JOB: Without the pictures, set down every line of the data exactly.

DATASET EXCERPT:

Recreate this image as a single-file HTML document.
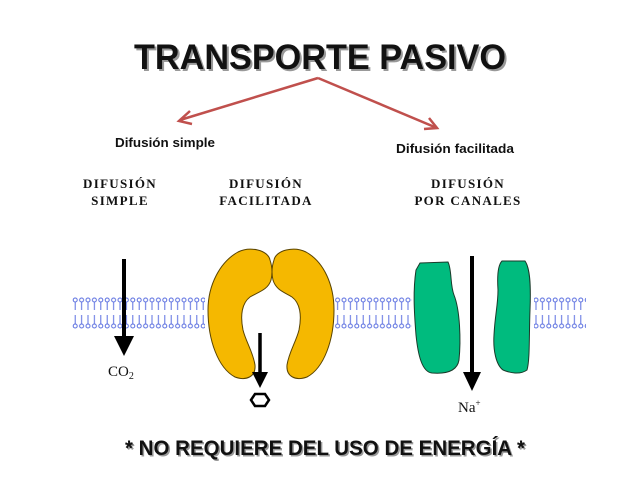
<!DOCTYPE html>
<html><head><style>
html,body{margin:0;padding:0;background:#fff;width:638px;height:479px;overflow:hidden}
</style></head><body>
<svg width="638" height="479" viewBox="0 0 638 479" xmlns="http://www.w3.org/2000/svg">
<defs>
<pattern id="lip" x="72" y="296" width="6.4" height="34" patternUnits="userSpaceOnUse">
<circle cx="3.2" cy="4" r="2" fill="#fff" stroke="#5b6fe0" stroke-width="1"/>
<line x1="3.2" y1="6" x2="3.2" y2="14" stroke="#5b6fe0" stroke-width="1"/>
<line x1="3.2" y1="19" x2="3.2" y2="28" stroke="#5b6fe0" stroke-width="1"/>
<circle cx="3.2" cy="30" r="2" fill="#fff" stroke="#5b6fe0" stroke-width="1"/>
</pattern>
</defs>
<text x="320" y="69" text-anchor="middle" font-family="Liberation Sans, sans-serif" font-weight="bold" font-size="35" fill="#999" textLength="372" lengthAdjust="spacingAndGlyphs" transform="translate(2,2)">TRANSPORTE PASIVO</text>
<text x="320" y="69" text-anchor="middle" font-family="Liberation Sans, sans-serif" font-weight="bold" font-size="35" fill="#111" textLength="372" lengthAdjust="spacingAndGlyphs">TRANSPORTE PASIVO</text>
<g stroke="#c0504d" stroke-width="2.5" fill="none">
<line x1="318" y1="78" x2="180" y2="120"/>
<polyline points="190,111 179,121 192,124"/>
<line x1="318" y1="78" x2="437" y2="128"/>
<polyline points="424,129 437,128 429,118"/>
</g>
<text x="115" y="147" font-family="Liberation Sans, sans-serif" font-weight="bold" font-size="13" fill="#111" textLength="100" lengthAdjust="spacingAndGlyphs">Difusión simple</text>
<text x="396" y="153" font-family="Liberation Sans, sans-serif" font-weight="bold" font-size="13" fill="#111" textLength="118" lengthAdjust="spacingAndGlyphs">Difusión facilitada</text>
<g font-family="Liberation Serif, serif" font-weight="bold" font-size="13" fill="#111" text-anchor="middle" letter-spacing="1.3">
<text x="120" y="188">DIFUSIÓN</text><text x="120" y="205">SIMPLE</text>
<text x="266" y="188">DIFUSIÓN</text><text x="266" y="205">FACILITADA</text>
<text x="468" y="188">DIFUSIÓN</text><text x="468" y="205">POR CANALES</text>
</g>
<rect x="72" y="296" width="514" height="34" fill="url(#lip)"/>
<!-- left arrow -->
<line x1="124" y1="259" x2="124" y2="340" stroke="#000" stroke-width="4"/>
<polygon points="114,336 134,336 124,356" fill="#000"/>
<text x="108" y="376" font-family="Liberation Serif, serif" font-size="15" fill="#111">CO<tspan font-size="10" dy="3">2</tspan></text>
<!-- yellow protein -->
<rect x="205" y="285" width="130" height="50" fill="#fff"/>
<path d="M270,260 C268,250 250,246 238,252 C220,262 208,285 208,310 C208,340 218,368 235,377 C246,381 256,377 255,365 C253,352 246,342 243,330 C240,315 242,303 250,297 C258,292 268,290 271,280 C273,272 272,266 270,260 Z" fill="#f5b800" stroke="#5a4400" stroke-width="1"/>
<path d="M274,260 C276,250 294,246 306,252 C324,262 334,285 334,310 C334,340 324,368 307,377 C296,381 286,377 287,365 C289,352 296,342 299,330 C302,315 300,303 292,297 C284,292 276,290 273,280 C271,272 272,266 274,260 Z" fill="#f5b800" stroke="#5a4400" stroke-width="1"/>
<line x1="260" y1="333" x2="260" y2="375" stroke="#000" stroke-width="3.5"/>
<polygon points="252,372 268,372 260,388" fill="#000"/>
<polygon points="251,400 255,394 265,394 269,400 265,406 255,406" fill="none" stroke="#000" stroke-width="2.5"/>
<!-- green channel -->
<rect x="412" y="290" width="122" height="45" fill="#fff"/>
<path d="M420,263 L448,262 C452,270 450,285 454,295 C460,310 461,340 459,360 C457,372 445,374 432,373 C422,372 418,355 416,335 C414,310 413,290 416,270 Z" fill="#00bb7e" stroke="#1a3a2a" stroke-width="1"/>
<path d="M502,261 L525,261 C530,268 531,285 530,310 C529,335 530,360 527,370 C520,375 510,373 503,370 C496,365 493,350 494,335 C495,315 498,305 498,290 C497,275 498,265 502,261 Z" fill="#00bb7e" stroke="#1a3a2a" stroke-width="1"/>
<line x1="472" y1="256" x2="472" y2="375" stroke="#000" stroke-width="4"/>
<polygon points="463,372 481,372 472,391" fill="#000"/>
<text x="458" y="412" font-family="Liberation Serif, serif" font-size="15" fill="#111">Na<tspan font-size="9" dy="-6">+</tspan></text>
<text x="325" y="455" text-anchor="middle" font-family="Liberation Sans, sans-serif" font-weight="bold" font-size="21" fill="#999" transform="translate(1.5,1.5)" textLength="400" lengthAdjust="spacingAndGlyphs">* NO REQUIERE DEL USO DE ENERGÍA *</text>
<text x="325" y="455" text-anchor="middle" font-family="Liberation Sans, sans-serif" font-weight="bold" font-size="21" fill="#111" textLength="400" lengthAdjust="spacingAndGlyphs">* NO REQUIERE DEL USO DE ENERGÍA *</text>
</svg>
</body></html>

ANSWER IN FULL:
Recreate this image as a single-file HTML document.
<!DOCTYPE html>
<html><head><style>
html,body{margin:0;padding:0;background:#fff;width:638px;height:479px;overflow:hidden}
</style></head><body>
<svg width="638" height="479" viewBox="0 0 638 479" xmlns="http://www.w3.org/2000/svg">
<defs>
<pattern id="lip" x="72" y="296" width="6.4" height="34" patternUnits="userSpaceOnUse">
<circle cx="3.2" cy="4" r="2" fill="#fff" stroke="#5b6fe0" stroke-width="1"/>
<line x1="3.2" y1="6" x2="3.2" y2="14" stroke="#5b6fe0" stroke-width="1"/>
<line x1="3.2" y1="19" x2="3.2" y2="28" stroke="#5b6fe0" stroke-width="1"/>
<circle cx="3.2" cy="30" r="2" fill="#fff" stroke="#5b6fe0" stroke-width="1"/>
</pattern>
</defs>
<text x="320" y="69" text-anchor="middle" font-family="Liberation Sans, sans-serif" font-weight="bold" font-size="35" fill="#999" textLength="372" lengthAdjust="spacingAndGlyphs" transform="translate(2,2)">TRANSPORTE PASIVO</text>
<text x="320" y="69" text-anchor="middle" font-family="Liberation Sans, sans-serif" font-weight="bold" font-size="35" fill="#111" textLength="372" lengthAdjust="spacingAndGlyphs">TRANSPORTE PASIVO</text>
<g stroke="#c0504d" stroke-width="2.5" fill="none">
<line x1="318" y1="78" x2="180" y2="120"/>
<polyline points="190,111 179,121 192,124"/>
<line x1="318" y1="78" x2="437" y2="128"/>
<polyline points="424,129 437,128 429,118"/>
</g>
<text x="115" y="147" font-family="Liberation Sans, sans-serif" font-weight="bold" font-size="13" fill="#111" textLength="100" lengthAdjust="spacingAndGlyphs">Difusión simple</text>
<text x="396" y="153" font-family="Liberation Sans, sans-serif" font-weight="bold" font-size="13" fill="#111" textLength="118" lengthAdjust="spacingAndGlyphs">Difusión facilitada</text>
<g font-family="Liberation Serif, serif" font-weight="bold" font-size="13" fill="#111" text-anchor="middle" letter-spacing="1.3">
<text x="120" y="188">DIFUSIÓN</text><text x="120" y="205">SIMPLE</text>
<text x="266" y="188">DIFUSIÓN</text><text x="266" y="205">FACILITADA</text>
<text x="468" y="188">DIFUSIÓN</text><text x="468" y="205">POR CANALES</text>
</g>
<rect x="72" y="296" width="514" height="34" fill="url(#lip)"/>
<!-- left arrow -->
<line x1="124" y1="259" x2="124" y2="340" stroke="#000" stroke-width="4"/>
<polygon points="114,336 134,336 124,356" fill="#000"/>
<text x="108" y="376" font-family="Liberation Serif, serif" font-size="15" fill="#111">CO<tspan font-size="10" dy="3">2</tspan></text>
<!-- yellow protein -->
<rect x="205" y="285" width="130" height="50" fill="#fff"/>
<path d="M270,260 C268,250 250,246 238,252 C220,262 208,285 208,310 C208,340 218,368 235,377 C246,381 256,377 255,365 C253,352 246,342 243,330 C240,315 242,303 250,297 C258,292 268,290 271,280 C273,272 272,266 270,260 Z" fill="#f5b800" stroke="#5a4400" stroke-width="1"/>
<path d="M274,260 C276,250 294,246 306,252 C324,262 334,285 334,310 C334,340 324,368 307,377 C296,381 286,377 287,365 C289,352 296,342 299,330 C302,315 300,303 292,297 C284,292 276,290 273,280 C271,272 272,266 274,260 Z" fill="#f5b800" stroke="#5a4400" stroke-width="1"/>
<line x1="260" y1="333" x2="260" y2="375" stroke="#000" stroke-width="3.5"/>
<polygon points="252,372 268,372 260,388" fill="#000"/>
<polygon points="251,400 255,394 265,394 269,400 265,406 255,406" fill="none" stroke="#000" stroke-width="2.5"/>
<!-- green channel -->
<rect x="412" y="290" width="122" height="45" fill="#fff"/>
<path d="M420,263 L448,262 C452,270 450,285 454,295 C460,310 461,340 459,360 C457,372 445,374 432,373 C422,372 418,355 416,335 C414,310 413,290 416,270 Z" fill="#00bb7e" stroke="#1a3a2a" stroke-width="1"/>
<path d="M502,261 L525,261 C530,268 531,285 530,310 C529,335 530,360 527,370 C520,375 510,373 503,370 C496,365 493,350 494,335 C495,315 498,305 498,290 C497,275 498,265 502,261 Z" fill="#00bb7e" stroke="#1a3a2a" stroke-width="1"/>
<line x1="472" y1="256" x2="472" y2="375" stroke="#000" stroke-width="4"/>
<polygon points="463,372 481,372 472,391" fill="#000"/>
<text x="458" y="412" font-family="Liberation Serif, serif" font-size="15" fill="#111">Na<tspan font-size="9" dy="-6">+</tspan></text>
<text x="325" y="455" text-anchor="middle" font-family="Liberation Sans, sans-serif" font-weight="bold" font-size="21" fill="#999" transform="translate(1.5,1.5)" textLength="400" lengthAdjust="spacingAndGlyphs">* NO REQUIERE DEL USO DE ENERGÍA *</text>
<text x="325" y="455" text-anchor="middle" font-family="Liberation Sans, sans-serif" font-weight="bold" font-size="21" fill="#111" textLength="400" lengthAdjust="spacingAndGlyphs">* NO REQUIERE DEL USO DE ENERGÍA *</text>
</svg>
</body></html>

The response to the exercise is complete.